Effects of phosphocreatine on SR Ca2+ regulation in isolated saponin-permeabilized rat cardiac myocytes

Abstract

The effects of phosphocreatine (PCr) on sarcoplasmic reticulum (SR) Ca2+ regulation were investigated in saponin-permeabilized rat ventricular myocytes. Cells were perfused continuously with weakly Ca2+-buffered solutions approximating to the intracellular milieu. Ca2+ release from the SR was detected using Fura-2 or Fluo-3. Withdrawal of PCr reduced the frequency of spontaneous Ca2+ release by 12.8 ± 3.4 % (n = 9) and the amplitude of the spontaneous Ca2+ transient by 17.4 ± 3.1 % (n = 9). Stepwise reductions in [PCr] progressively increased the time for the spontaneous Ca2+ transient to rise from 25 to 100 % of the maximum value (TP75) and to fall by 75 % of the peak level (DT75).
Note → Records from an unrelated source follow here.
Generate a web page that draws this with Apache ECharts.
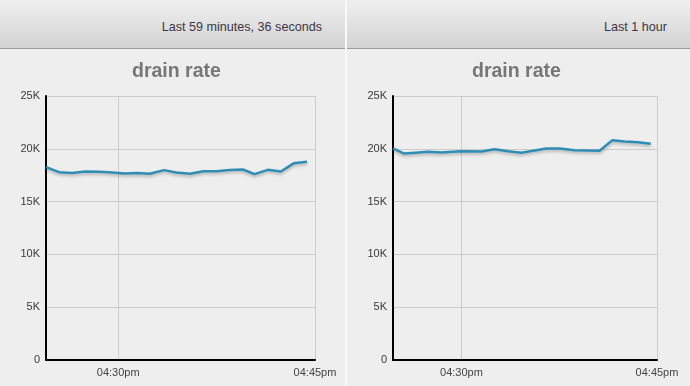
<!DOCTYPE html>
<html>
<head>
<meta charset="utf-8">
<script src="https://cdn.jsdelivr.net/npm/echarts@6/dist/echarts.min.js"></script>
<style>
html,body{margin:0;padding:0;width:690px;height:386px;overflow:hidden;background:#eeeeee;font-family:"Liberation Sans",Arial,sans-serif;}
.panel{position:absolute;top:0;height:386px;background:#eeeeee;}
.hdr{position:absolute;left:0;right:0;top:0;height:48px;background:linear-gradient(#efefef,#d3d3d3);border-bottom:1px solid #9a9a9a;}
.hdr span{position:absolute;right:23px;top:20px;font-size:12.6px;color:#3d3545;}
.chart{position:absolute;left:0;right:0;top:50px;height:336px;}
#sep{position:absolute;left:345px;top:0;width:2px;height:386px;background:#f9f9f9;}
</style>
</head>
<body>
<div class="panel" style="left:0;width:345px;"><div class="hdr"><span id="h1"></span></div><div class="chart" id="c1"></div></div>
<div id="sep"></div>
<div class="panel" style="left:347px;width:343px;"><div class="hdr"><span id="h2"></span></div><div class="chart" id="c2"></div></div>
<script>
// Data (minutes after 04:00pm, value)
var titleText = "drain rate";
var header1 = "Last 59 minutes, 36 seconds";
var header2 = "Last 1 hour";
var tickMinutes = [30, 45];
var tickLabels = ["04:30pm", "04:45pm"];

var leftMinutes = [24.5,25.5,26.5,27.5,28.5,29.3,30.5,31.5,32.4,33.5,34.4,35.5,36.5,37.5,38.5,39.5,40.4,41.4,42.4,43.4,44.4];
var leftValues  = [18260,17790,17700,17850,17820,17790,17660,17700,17630,17980,17760,17630,17880,17880,18000,18040,17600,18010,17850,18640,18770];

var rightMinutes = [24.75,25.6,26.5,27.44,28.47,30.0,31.53,32.55,33.57,34.6,35.62,36.52,37.54,38.69,39.71,40.6,41.58,42.52,43.54,44.52];
var rightValues  = [20030,19550,19630,19710,19650,19770,19740,19960,19770,19620,19840,20030,20030,19870,19840,19810,20820,20690,20630,20470];

document.getElementById('h1').textContent = header1;
document.getElementById('h2').textContent = header2;

function zip(a,b){return a.map(function(v,i){return [v,b[i]];});}

function makeOption(xs, ys, xmin, gridRight, titleCenter){
  return {
    animation:false,
    graphic:[{type:'text',left:titleCenter-45,top:12,style:{text:titleText,fontSize:19.5,fontWeight:'bold',fill:'#777777',fontFamily:'"Liberation Sans",Arial,sans-serif'}}],
    grid:{left:46,right:gridRight,top:46,bottom:26,containLabel:false},
    xAxis:{type:'value',min:xmin,max:45,
      axisLine:{show:true,onZero:false,lineStyle:{color:'#000',width:2}},
      axisTick:{show:false,customValues:tickMinutes},
      axisLabel:{customValues:tickMinutes,color:'#444',fontSize:11,margin:7,fontFamily:'"Liberation Sans",Arial,sans-serif',
        formatter:function(v){var i=tickMinutes.indexOf(v);return i>=0?tickLabels[i]:'';}},
      splitLine:{show:true,lineStyle:{color:'#cccccc',width:1}}
    },
    yAxis:{type:'value',min:0,max:25000,interval:5000,
      axisLine:{show:true,lineStyle:{color:'#000',width:2}},
      axisTick:{show:false},
      axisLabel:{color:'#3a3a3a',fontSize:11,margin:6,fontFamily:'"Liberation Sans",Arial,sans-serif',
        formatter:function(v){return v===0?'0':(v/1000)+'K';}},
      splitLine:{show:true,lineStyle:{color:'#cccccc',width:1}}
    },
    series:[{type:'line',data:zip(xs,ys),showSymbol:false,symbol:'none',
      lineStyle:{color:'#2e8db5',width:2.5,shadowColor:'rgba(0,0,0,0.25)',shadowBlur:3,shadowOffsetY:2}}]
  };
}
var c1 = echarts.init(document.getElementById('c1'),null,{renderer:'canvas'});
c1.setOption(makeOption(leftMinutes,leftValues,24.5,30,177));
var c2 = echarts.init(document.getElementById('c2'),null,{renderer:'canvas'});
c2.setOption(makeOption(rightMinutes,rightValues,24.75,33,170));
</script>
</body>
</html>
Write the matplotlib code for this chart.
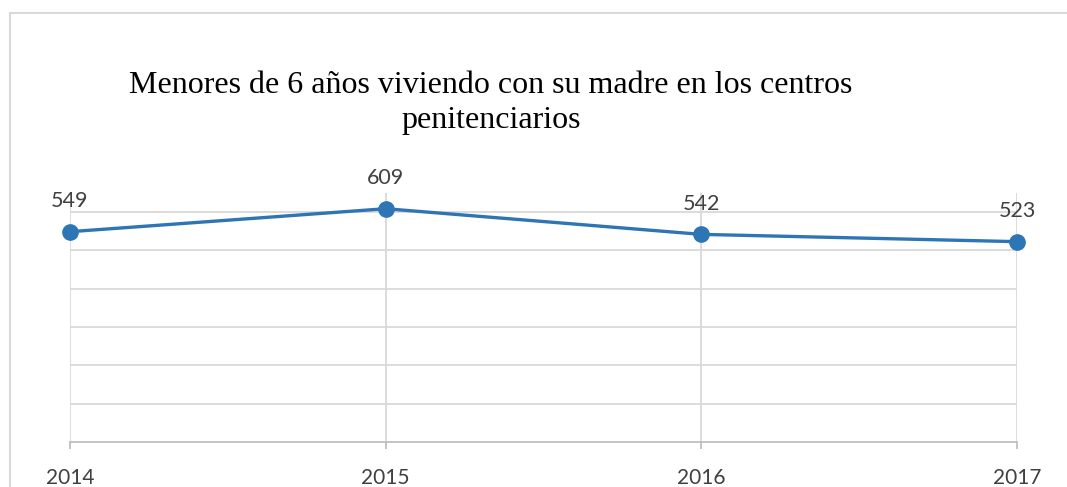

Following complete PCr withdrawal, the TP75 and the DT75 were 147.1 ± 13.2 and 174.8 ± 23.2 % of the control values, respectively. Experiments involving confocal microscopy showed that PCr withdrawal decreased the propagation velocity of spontaneous Ca2+ waves. PCr withdrawal also reduced the frequency and amplitude, but increased the duration of spontaneous Ca2+ sparks. Rapid application of 20 mM caffeine was used to assess the SR Ca2+ content at the point of spontaneous Ca2+ release. In the absence of PCr, the amplitude of the caffeine-induced Ca2+ transient was 18.4 ± 2.7 % (n = 9) lower than in the presence of 10 mM PCr. This suggests that PCr withdrawal reduces the maximum SR Ca2+ content that can be sustained before spontaneous Ca2+ release occurs. These results suggest that local ADP buffering by PCr is essential for normal Ca2+ regulation by the SR. Prolongation of the descending phase of the spontaneous Ca2+ transient is consistent with a reduction in the efficiency of the SR Ca2+ pump due to ADP accumulation. The fact that spontaneous Ca2+ release occurs at a lower SR Ca2+ content in the absence of PCr suggests that the Ca2+ release mechanism may also be affected. These effects may be of relevance in circumstances where PCr depletion and Ca2+ overload occur, such as myocardial ischaemia or anoxia.